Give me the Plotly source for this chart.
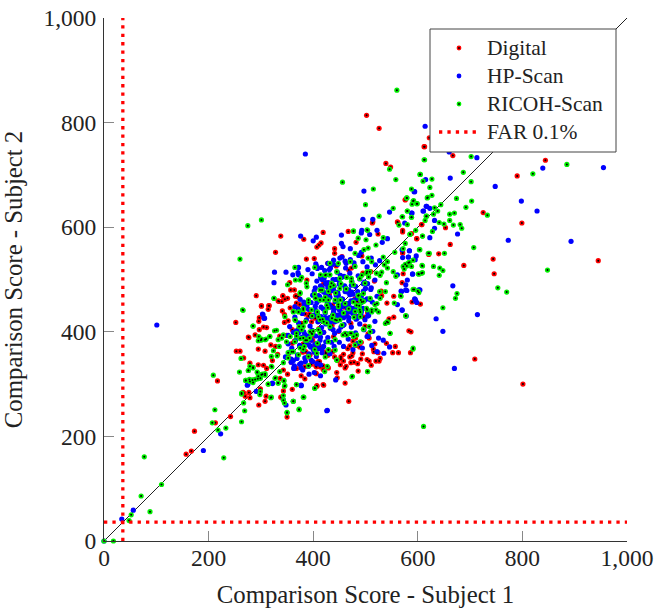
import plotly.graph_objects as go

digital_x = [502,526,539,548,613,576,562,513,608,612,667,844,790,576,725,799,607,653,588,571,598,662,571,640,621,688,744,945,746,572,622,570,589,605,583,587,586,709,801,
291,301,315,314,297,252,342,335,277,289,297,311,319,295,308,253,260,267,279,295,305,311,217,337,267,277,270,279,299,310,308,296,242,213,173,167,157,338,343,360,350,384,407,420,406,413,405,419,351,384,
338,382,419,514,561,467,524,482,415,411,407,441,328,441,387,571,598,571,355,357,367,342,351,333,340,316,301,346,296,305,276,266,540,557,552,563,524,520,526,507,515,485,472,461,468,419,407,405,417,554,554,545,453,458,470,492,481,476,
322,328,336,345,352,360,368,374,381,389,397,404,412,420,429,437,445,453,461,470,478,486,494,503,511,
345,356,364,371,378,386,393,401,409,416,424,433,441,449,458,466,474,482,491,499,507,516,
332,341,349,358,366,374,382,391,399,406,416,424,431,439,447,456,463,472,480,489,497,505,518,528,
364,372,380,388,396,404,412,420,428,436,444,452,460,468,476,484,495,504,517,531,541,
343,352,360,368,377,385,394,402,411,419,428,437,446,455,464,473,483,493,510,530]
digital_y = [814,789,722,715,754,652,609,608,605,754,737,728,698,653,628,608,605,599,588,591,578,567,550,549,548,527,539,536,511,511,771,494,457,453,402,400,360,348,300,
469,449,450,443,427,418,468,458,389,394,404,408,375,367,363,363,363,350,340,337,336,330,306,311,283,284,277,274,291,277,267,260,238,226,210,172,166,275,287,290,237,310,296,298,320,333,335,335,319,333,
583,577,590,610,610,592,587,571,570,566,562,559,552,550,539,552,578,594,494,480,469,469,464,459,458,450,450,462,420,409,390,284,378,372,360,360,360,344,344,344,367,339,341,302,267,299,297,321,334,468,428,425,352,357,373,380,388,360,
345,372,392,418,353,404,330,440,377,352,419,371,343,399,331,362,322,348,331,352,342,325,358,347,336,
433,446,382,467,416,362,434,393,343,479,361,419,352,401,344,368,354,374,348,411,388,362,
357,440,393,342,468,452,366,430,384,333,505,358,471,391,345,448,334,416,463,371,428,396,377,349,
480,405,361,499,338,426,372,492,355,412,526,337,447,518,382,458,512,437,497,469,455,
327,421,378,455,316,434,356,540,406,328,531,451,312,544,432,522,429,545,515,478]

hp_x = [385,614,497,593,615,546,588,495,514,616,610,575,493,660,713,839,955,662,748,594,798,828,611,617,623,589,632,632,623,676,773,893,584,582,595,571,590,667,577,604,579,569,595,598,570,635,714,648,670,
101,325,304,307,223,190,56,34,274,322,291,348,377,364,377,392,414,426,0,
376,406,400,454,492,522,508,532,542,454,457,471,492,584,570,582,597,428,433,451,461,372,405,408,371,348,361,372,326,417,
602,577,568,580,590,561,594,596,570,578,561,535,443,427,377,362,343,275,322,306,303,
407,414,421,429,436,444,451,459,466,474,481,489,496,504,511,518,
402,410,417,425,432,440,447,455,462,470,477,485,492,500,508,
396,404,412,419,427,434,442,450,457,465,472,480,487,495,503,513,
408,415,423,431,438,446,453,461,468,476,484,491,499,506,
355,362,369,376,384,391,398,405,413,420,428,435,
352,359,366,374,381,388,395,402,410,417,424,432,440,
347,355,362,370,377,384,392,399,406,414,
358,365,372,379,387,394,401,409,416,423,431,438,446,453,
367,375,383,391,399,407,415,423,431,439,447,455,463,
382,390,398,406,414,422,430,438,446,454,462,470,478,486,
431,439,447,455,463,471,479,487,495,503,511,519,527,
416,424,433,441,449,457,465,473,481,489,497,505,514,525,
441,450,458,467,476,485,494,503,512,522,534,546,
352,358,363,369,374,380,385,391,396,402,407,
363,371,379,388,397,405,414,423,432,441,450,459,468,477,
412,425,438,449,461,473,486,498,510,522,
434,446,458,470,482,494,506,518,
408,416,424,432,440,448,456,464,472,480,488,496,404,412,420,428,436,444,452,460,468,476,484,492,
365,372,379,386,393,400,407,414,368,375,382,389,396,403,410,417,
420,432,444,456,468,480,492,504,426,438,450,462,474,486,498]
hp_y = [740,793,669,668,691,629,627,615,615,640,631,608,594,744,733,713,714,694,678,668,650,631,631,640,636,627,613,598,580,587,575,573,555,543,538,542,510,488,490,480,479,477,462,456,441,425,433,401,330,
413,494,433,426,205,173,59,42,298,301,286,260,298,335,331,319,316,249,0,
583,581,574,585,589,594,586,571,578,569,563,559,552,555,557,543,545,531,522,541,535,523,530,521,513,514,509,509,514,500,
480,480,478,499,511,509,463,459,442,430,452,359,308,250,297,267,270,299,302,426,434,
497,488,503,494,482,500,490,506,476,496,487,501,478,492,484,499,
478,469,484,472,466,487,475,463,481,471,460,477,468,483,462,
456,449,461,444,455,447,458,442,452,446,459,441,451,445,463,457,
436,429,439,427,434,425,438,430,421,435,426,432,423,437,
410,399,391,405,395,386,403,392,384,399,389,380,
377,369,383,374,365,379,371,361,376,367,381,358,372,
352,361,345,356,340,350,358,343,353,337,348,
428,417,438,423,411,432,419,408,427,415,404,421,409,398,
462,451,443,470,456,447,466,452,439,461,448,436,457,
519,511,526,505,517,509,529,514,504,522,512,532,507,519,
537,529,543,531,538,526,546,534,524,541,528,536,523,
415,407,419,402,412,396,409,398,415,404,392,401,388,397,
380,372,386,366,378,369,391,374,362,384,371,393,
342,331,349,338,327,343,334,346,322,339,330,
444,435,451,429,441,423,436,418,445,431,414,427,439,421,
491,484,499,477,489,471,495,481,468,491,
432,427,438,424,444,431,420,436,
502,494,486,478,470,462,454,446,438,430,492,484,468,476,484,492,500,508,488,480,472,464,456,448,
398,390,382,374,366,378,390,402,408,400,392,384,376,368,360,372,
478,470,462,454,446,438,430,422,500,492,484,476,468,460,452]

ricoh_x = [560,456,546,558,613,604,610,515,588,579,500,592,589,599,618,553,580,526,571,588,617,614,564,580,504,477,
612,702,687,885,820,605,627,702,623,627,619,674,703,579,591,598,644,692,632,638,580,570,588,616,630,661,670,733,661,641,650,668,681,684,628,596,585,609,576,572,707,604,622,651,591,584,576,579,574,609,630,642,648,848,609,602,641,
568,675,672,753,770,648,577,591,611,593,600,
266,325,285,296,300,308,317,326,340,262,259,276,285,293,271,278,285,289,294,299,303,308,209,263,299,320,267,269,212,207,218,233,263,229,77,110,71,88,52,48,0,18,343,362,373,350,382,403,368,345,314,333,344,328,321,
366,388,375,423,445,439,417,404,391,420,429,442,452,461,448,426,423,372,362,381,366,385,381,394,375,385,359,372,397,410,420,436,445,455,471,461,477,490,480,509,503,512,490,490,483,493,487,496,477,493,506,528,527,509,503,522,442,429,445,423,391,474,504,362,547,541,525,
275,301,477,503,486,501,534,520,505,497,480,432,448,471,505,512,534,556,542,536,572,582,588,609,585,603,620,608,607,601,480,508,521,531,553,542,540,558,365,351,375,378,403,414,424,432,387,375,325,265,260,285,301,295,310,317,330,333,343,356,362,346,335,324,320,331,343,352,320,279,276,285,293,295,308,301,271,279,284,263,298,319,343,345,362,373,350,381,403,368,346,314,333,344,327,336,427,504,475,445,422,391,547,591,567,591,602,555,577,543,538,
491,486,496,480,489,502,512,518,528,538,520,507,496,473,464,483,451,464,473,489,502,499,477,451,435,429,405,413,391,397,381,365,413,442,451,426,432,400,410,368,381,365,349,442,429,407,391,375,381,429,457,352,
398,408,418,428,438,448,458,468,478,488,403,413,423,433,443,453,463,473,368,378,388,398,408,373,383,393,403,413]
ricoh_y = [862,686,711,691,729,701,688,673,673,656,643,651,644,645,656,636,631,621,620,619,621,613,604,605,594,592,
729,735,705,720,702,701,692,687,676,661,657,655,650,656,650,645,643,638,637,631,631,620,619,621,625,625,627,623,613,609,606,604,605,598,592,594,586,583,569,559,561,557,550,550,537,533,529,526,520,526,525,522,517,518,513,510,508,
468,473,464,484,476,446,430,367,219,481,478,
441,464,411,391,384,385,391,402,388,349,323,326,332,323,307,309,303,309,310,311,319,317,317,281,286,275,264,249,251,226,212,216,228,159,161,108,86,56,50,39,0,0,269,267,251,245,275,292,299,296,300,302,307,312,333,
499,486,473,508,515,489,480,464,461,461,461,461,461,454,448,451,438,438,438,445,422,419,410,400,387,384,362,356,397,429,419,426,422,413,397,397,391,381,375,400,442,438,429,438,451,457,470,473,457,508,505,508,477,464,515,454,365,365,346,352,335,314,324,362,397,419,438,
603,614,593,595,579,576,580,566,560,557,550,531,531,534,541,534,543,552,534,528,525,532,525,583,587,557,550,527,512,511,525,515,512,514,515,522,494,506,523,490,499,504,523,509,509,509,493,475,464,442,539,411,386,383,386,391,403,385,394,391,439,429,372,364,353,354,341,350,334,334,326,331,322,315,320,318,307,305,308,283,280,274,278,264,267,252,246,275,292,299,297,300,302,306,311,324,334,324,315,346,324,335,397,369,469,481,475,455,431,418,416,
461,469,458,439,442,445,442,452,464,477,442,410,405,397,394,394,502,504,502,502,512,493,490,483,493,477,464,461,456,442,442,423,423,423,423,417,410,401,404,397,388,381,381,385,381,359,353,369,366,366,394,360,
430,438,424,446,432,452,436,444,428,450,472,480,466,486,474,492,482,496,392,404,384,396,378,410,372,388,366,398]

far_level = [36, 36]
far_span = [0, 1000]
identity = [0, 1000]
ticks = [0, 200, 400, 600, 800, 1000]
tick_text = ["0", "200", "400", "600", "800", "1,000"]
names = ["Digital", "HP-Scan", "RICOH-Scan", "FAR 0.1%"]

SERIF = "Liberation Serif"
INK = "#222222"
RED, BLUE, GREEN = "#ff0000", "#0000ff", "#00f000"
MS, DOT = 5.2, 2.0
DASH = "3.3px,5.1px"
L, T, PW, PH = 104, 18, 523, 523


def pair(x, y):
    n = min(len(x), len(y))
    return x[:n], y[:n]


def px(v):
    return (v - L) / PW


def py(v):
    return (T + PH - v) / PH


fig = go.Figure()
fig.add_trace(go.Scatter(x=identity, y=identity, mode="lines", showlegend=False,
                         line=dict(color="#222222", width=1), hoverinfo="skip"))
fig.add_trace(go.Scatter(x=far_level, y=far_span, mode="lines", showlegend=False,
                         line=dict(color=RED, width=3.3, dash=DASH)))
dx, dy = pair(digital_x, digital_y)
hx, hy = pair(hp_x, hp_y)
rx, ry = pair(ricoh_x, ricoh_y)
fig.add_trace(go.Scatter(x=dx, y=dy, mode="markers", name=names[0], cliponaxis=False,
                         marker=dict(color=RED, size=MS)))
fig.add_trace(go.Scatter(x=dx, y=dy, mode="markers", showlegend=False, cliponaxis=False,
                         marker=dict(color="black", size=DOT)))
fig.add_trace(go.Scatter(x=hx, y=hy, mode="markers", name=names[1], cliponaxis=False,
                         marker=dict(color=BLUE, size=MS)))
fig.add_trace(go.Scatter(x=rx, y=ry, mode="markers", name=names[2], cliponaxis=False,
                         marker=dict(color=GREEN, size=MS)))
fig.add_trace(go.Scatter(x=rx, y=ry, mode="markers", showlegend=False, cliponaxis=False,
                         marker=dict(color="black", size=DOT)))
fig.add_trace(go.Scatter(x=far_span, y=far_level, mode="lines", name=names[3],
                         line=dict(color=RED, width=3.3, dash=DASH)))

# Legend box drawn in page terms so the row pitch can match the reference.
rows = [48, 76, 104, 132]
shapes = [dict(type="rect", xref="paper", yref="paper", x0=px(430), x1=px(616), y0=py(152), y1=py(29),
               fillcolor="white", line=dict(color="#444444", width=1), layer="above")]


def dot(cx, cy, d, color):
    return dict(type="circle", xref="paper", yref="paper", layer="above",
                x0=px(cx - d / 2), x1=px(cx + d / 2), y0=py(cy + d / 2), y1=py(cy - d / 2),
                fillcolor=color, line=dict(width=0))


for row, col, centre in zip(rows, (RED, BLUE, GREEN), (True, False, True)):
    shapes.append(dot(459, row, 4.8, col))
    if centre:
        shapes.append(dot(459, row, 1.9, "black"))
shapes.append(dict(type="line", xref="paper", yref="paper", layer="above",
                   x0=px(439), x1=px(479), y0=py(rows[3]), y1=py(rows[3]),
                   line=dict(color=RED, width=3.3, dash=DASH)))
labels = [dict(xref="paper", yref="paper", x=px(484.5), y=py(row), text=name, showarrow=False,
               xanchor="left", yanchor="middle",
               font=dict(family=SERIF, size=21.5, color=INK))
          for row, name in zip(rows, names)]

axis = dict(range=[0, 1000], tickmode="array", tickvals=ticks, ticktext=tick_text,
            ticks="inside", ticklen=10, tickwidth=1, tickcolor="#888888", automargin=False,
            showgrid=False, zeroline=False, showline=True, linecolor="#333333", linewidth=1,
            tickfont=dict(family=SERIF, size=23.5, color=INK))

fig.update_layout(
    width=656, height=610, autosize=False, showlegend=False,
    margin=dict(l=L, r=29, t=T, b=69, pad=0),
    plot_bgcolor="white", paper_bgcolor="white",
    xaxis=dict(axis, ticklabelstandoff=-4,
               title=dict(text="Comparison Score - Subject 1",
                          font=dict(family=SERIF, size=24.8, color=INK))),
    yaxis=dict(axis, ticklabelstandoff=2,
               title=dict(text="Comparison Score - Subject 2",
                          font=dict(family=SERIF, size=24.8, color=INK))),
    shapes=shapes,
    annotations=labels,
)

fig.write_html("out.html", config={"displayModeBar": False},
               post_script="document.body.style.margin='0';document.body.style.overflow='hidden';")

__REQUIREMENT__: From the top of the listing above, repeat each line exactly until you reach the line containing "import plotly.graph_objects as go", and repeat that one too. Leave the pictures out.

__SOLUTION FOR THIS TASK__:
Give me the Plotly source for this chart.
import plotly.graph_objects as go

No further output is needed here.